I hope you can picture a bit of what that looked like. It was incredibly moving to hear all of these statements of hope from fellow Companions, statements like:
- Grace and hope.
- You are enough.
- Live fully into God.
- Live into the expansiveness of God.
- I love you and you are mine.
- Hope is yours.
And yes – in case you are wondering, we did do acrostic poetry again. This time the words down the side were THE HOPE WE RESIST. This is the poem I came up with:
This is it.
Here we go.
Everyone get ready.
However you feel about the world,
open your hearts to hope.
Patience will be needed and
eternal vision is a requirement.
We must resist resistance
Resistance to hope constricts. Constrains.

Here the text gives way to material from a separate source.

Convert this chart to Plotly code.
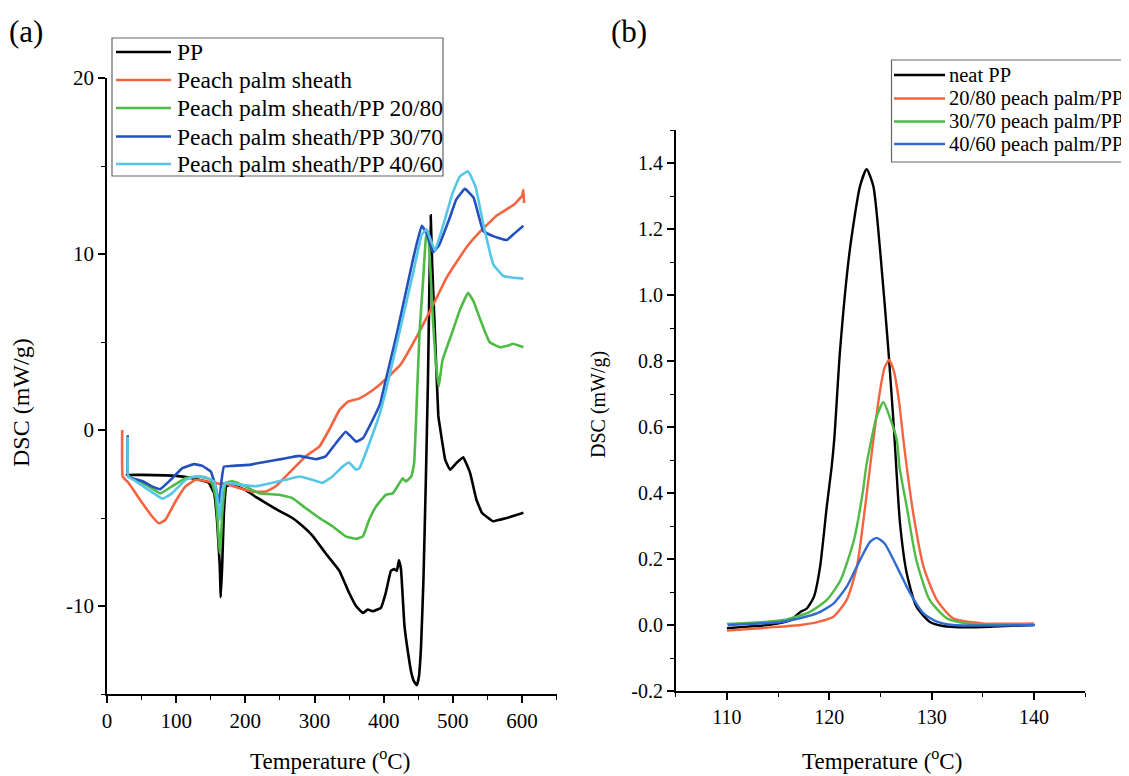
import plotly.graph_objects as go

# ---------------- Panel (a) data ----------------
pp_T = [28, 29, 50, 85, 110, 133, 147, 155, 159, 163, 164.5, 166.5, 169, 172.5, 179, 200, 215, 230, 249, 268,
        278, 297, 316, 336, 350, 360, 370, 377, 384, 396, 403, 410.5, 415, 419, 422, 425, 430, 435, 440, 444,
        448, 451, 454, 457.5, 461, 464, 466, 468, 470, 474, 479, 482, 489, 496, 505, 515, 525, 534, 542, 558,
        578, 602]
pp_v = [-2.5, -2.55, -2.55, -2.58, -2.65, -2.83, -3.0, -3.6, -5.1, -7.7, -9.5, -7.7, -4.7, -3.2, -3.1, -3.4,
        -3.8, -4.15, -4.6, -5.0, -5.3, -6.0, -7.0, -8.0, -9.25, -10.0, -10.4, -10.2, -10.3, -10.1, -9.25, -8.0,
        -7.9, -8.0, -7.4, -7.9, -11.1, -12.6, -13.8, -14.3, -14.5, -14.0, -12.3, -8.5, -2.8, 2.8, 8.0, 12.2,
        9.5, 5.6, 0.8, 0.0, -1.7, -2.26, -1.88, -1.55, -2.45, -3.95, -4.7, -5.18, -5.0, -4.7]

pps_T = [22, 22.7, 31, 51, 65, 75, 84.5, 99, 113.5, 128, 142.5, 154.6, 162, 171.5, 191, 210, 229.5, 244, 263,
         287, 307, 321, 336, 348, 365, 384, 395, 424, 452.5, 472, 491, 520, 540, 564, 588, 600, 602, 603]
pps_v = [0, -2.64, -3.0, -4.15, -4.9, -5.3, -5.1, -4.06, -3.2, -2.83, -2.9, -3.0, -3.05, -3.05, -3.3, -3.5,
         -3.5, -3.2, -2.45, -1.5, -0.94, 0, 1.13, 1.6, 1.8, 2.26, 2.6, 3.7, 5.65, 7.15, 8.66, 10.4, 11.3, 12.2,
         12.8, 13.3, 13.65, 12.9]

g20_T = [30, 41, 60, 77, 94, 113.5, 133, 150, 157, 160, 162.8, 165, 166.7, 171.5, 181, 200, 220, 249, 268, 287,
         307, 326, 345, 360, 370, 379, 389, 403, 413, 420, 427.5, 432, 440, 444, 449, 452, 457, 461, 464, 467,
         471, 475, 479.6, 485, 500, 510, 522, 530, 538.5, 553, 568, 580, 587, 595, 602]
g20_v = [-2.6, -2.83, -3.2, -3.6, -3.2, -2.74, -2.64, -2.83, -3.77, -5.2, -7.0, -6.0, -4.7, -3.0, -2.92, -3.2,
         -3.6, -3.68, -3.87, -4.43, -5.0, -5.47, -6.04, -6.19, -6.04, -5.1, -4.34, -3.68, -3.6, -3.2, -2.74,
         -2.92, -2.64, -1.89, 2.8, 5.65, 8.5, 10.9, 11.3, 9.5, 6.4, 4.0, 2.46, 3.96, 5.65, 6.8, 7.8, 7.3, 6.4,
         5.0, 4.7, 4.8, 4.9, 4.8, 4.7]

b30_T = [30, 30.5, 50.7, 65, 77, 92, 109, 126, 138, 150, 157, 161.8, 165.7, 169, 181, 205, 230, 254, 278, 302,
         316, 331, 345, 353, 360, 370, 384, 395, 401, 419, 443, 455, 462, 471, 480, 495, 505, 517.5, 530, 544,
         559, 578, 590, 602]
b30_v = [-0.3, -2.64, -2.9, -3.2, -3.36, -2.83, -2.17, -1.94, -2.04, -2.36, -3.2, -4.15, -2.83, -2.08, -2.04,
         -1.98, -1.8, -1.64, -1.47, -1.66, -1.5, -0.75, -0.1, -0.38, -0.66, -0.47, 0.57, 1.5, 2.5, 5.46, 9.8,
         11.6, 11.2, 10.1, 10.5, 12.0, 13.1, 13.7, 13.2, 11.3, 11.0, 10.8, 11.2, 11.6]

c40_T = [30, 30.5, 41, 60, 80, 94, 113.5, 128, 142.5, 154.6, 159.4, 162.8, 166.7, 171.5, 191, 215, 239, 258,
         278, 297, 311.6, 326, 340.6, 350, 360, 365, 374, 389, 395, 403, 419, 443, 455, 462, 474, 485, 500,
         510, 522, 533, 544, 558.6, 573, 587.5, 602]
c40_v = [-0.4, -2.64, -2.9, -3.4, -3.9, -3.6, -2.83, -2.64, -2.68, -2.92, -3.77, -5.1, -3.4, -3.0, -3.1, -3.2,
         -3.0, -2.83, -2.64, -2.83, -3.0, -2.64, -2.08, -1.85, -2.26, -2.17, -1.32, 0.3, 1.0, 2.2, 4.9, 9.0,
         11.1, 11.4, 10.2, 11.5, 13.5, 14.4, 14.7, 13.8, 11.7, 9.4, 8.75, 8.65, 8.6]

# ---------------- Panel (b) data ----------------
neat_T = [110, 112, 114, 116.2, 117.2, 117.8, 118.5, 119.1, 119.75, 120.23, 120.5, 121.05, 122.0, 123.0,
          123.65, 124.3, 124.96, 125.77, 126.3, 126.9, 127.56, 128.5, 129.8, 131.1, 133.4, 136, 140]
neat_v = [-0.01, -0.005, 0, 0.015, 0.04, 0.05, 0.086, 0.177, 0.359, 0.48, 0.57, 0.833, 1.136, 1.33, 1.381,
          1.33, 1.136, 0.833, 0.60, 0.31, 0.157, 0.056, 0.01, -0.003, -0.007, -0.005, 0]

r20_T = [110, 114, 117.2, 119, 120.4, 121.7, 122.7, 123.5, 123.98, 124.3, 124.9, 125.4, 125.84, 126.3, 126.8,
         127.24, 127.6, 128.2, 129.2, 130.5, 132.1, 135, 140]
r20_v = [-0.017, -0.008, 0, 0.01, 0.025, 0.076, 0.177, 0.359, 0.48, 0.56, 0.70, 0.78, 0.803, 0.77, 0.68, 0.56,
         0.47, 0.338, 0.177, 0.076, 0.02, 0.005, 0.005]

g30_T = [110, 115.5, 118.1, 119.76, 121.1, 122.4, 123.3, 123.6, 124.1, 124.6, 125.28, 125.9, 126.6, 126.85,
         127.56, 128.5, 129.8, 131.5, 133.4, 140]
g30_v = [0.003, 0.015, 0.04, 0.076, 0.136, 0.257, 0.409, 0.48, 0.56, 0.63, 0.675, 0.63, 0.56, 0.48, 0.359,
         0.197, 0.076, 0.02, 0.005, 0.002]

b40_T = [110.1, 115.5, 118.77, 120.4, 121.7, 123.0, 123.98, 124.63, 125.4, 126.6, 127.9, 129.2, 130.5, 132.1,
         140.1]
b40_v = [0.0, 0.01, 0.035, 0.065, 0.116, 0.197, 0.252, 0.264, 0.247, 0.177, 0.096, 0.035, 0.01, 0.0, 0.0]

names_a = ["PP", "Peach palm sheath", "Peach palm sheath/PP 20/80", "Peach palm sheath/PP 30/70",
           "Peach palm sheath/PP 40/60"]
names_b = ["neat PP", "20/80 peach palm/PP", "30/70 peach palm/PP", "40/60 peach palm/PP"]

colors_a = ["#000000", "#F4643F", "#4DBB45", "#2450BE", "#55C5E8"]
colors_b = ["#000000", "#F4643F", "#4DBB45", "#2F6BD0"]

FONT = "Liberation Serif"
OFF = 8                      # default page margin of the HTML body
W, H = 1129 - OFF, 776 - OFF


def px_x(p):
    return (p - OFF) / W


def px_y(p):
    return 1 - (p - OFF) / H


fig = go.Figure()

series_a = [(pp_T, pp_v), (pps_T, pps_v), (g20_T, g20_v), (b30_T, b30_v), (c40_T, c40_v)]
for (t, v), n, c in zip(series_a, names_a, colors_a):
    fig.add_trace(go.Scatter(x=t, y=v, name=n, mode="lines",
                             line=dict(color=c, width=2.6, shape="spline", smoothing=0.3),
                             xaxis="x", yaxis="y", showlegend=False))

series_b = [(neat_T, neat_v), (r20_T, r20_v), (g30_T, g30_v), (b40_T, b40_v)]
for (t, v), n, c in zip(series_b, names_b, colors_b):
    fig.add_trace(go.Scatter(x=t, y=v, name=n, mode="lines",
                             line=dict(color=c, width=2.4, shape="spline", smoothing=0.6),
                             xaxis="x2", yaxis="y2", showlegend=False))

minor_style = dict(ticks="outside", ticklen=4, tickwidth=1.4, tickcolor="black")
axis_common = dict(showline=True, linecolor="black", linewidth=1.6, ticks="outside", ticklen=7,
                   tickwidth=1.6, tickcolor="black", showgrid=False, zeroline=False, mirror=False,
                   automargin=False, tickfont=dict(family=FONT, size=21, color="black"))

fig.update_layout(
    width=W, height=H,
    margin=dict(l=0, r=0, t=0, b=0, autoexpand=False),
    paper_bgcolor="white", plot_bgcolor="white",
    font=dict(family=FONT, color="black"),
    showlegend=False,
    xaxis=dict(axis_common, domain=[px_x(107), px_x(556.6)], range=[0, 650],
               tickvals=[0, 100, 200, 300, 400, 500, 600],
               minor=dict(minor_style, dtick=50, tick0=0), anchor="y"),
    yaxis=dict(axis_common, domain=[px_y(694), px_y(78)], range=[-15, 20],
               tickvals=[-10, 0, 10, 20], ticktext=["-10", "0", "10", "20"],
               minor=dict(minor_style, dtick=5, tick0=0), anchor="x"),
    xaxis2=dict(axis_common, domain=[px_x(675.8), px_x(1085.2)], range=[105, 145],
                tickvals=[110, 120, 130, 140],
                minor=dict(minor_style, dtick=5, tick0=105), anchor="y2",
                tickfont=dict(family=FONT, size=20, color="black")),
    yaxis2=dict(axis_common, domain=[px_y(691), px_y(130)], range=[-0.2, 1.5],
                tickvals=[-0.2, 0, 0.2, 0.4, 0.6, 0.8, 1.0, 1.2, 1.4],
                ticktext=["-0.2", "0.0", "0.2", "0.4", "0.6", "0.8", "1.0", "1.2", "1.4"],
                minor=dict(minor_style, dtick=0.1, tick0=0), anchor="x2",
                tickfont=dict(family=FONT, size=20, color="black")),
)

shapes = []
annotations = []

# Manual legend (a)
shapes.append(dict(type="rect", xref="paper", yref="paper", x0=px_x(112), x1=px_x(443), y0=px_y(176),
                   y1=px_y(38), line=dict(color="#666666", width=1.2), fillcolor="white", layer="above"))
rows_a = [52, 80, 108, 136.5, 164]
for ry, n, c in zip(rows_a, names_a, colors_a):
    shapes.append(dict(type="line", xref="paper", yref="paper", x0=px_x(116), x1=px_x(171), y0=px_y(ry),
                       y1=px_y(ry), line=dict(color=c, width=2.6), layer="above"))
    annotations.append(dict(text=n, x=px_x(175), y=px_y(ry), xanchor="left", yanchor="middle",
                            font=dict(size=23.5)))

# Manual legend (b)
shapes.append(dict(type="rect", xref="paper", yref="paper", x0=px_x(891.5), x1=px_x(1140), y0=px_y(162),
                   y1=px_y(60), line=dict(color="#666666", width=1.2), fillcolor="white", layer="above"))
rows_b = [75, 98.5, 121.5, 144]
for ry, n, c in zip(rows_b, names_b, colors_b):
    shapes.append(dict(type="line", xref="paper", yref="paper", x0=px_x(894), x1=px_x(945), y0=px_y(ry),
                       y1=px_y(ry), line=dict(color=c, width=2.4), layer="above"))
    annotations.append(dict(text=n, x=px_x(947), y=px_y(ry), xanchor="left", yanchor="middle",
                            font=dict(size=20.5)))

annotations += [
    dict(text="(a)", x=px_x(7), y=px_y(12), xanchor="left", yanchor="top", font=dict(size=31)),
    dict(text="(b)", x=px_x(609), y=px_y(12), xanchor="left", yanchor="top", font=dict(size=31)),
    dict(text="DSC (mW/g)", x=px_x(21), y=px_y(403), textangle=-90, xanchor="center", yanchor="middle",
         font=dict(size=24)),
    dict(text="DSC (mW/g)", x=px_x(598), y=px_y(405), textangle=-90, xanchor="center", yanchor="middle",
         font=dict(size=20)),
    dict(text="Temperature (<sup>o</sup>C)", x=px_x(330), y=px_y(776), xanchor="center", yanchor="bottom",
         font=dict(size=23)),
    dict(text="Temperature (<sup>o</sup>C)", x=px_x(882), y=px_y(776), xanchor="center", yanchor="bottom",
         font=dict(size=23)),
]
for a in annotations:
    a.update(xref="paper", yref="paper", showarrow=False)
    a["font"].update(family=FONT, color="black")

fig.update_layout(shapes=shapes, annotations=annotations)

fig.write_html("out.html")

Even though it is difficult, we must hope.
Some may call us naive.
It will not be an easy road.
Some may try to shake our hope.
Thank God we already know how the story ends.
Then it was off to lunch and Sabbath time. I was able to spend some more time down on the water…which was great. Because of our special service on Wednesday, our Lectio Groups were held in the afternoon, and we had an opportunity to meet with the group and reflect on our passage for the day. As I continued to struggle in being able to say that I would want to “boast” in my sufferings, I decided to think about what I might be able to boast in, and it’s hard to be here and not boast about God’s magnificent creation, so I spent some time sketching the landscape outside of our conference center.
After dinner we met for the Worship with Prayers for Healing & Eucharist service. This was a wonderful service filled with the beautiful music, singing and liturgy of our week, and then with a prolonged time set aside for prayers for healing. Teams of people were commissioned to pray for us, and there were different prayer stations that you could go to around the worship space. As was clarified before we had begun the service…often times we may pray for a cure of something in our lives, and while the cure may not come, what can come is the healing.
It was a very moving evening of prayer, music, chanting and then…a beautiful celebration of the end of the service by dancing. Yup. You heard it right. I danced. It probably wasn’t pretty, but that definitely wasn’t the point. The joy in the room was palpable and it was a wonderful way to end yet another full day.
I’m looking forward to seeing what tomorrow holds…and already knowing that I’m going to be missing the beauty and smells and weather here at Zephyr Point in Tahoe.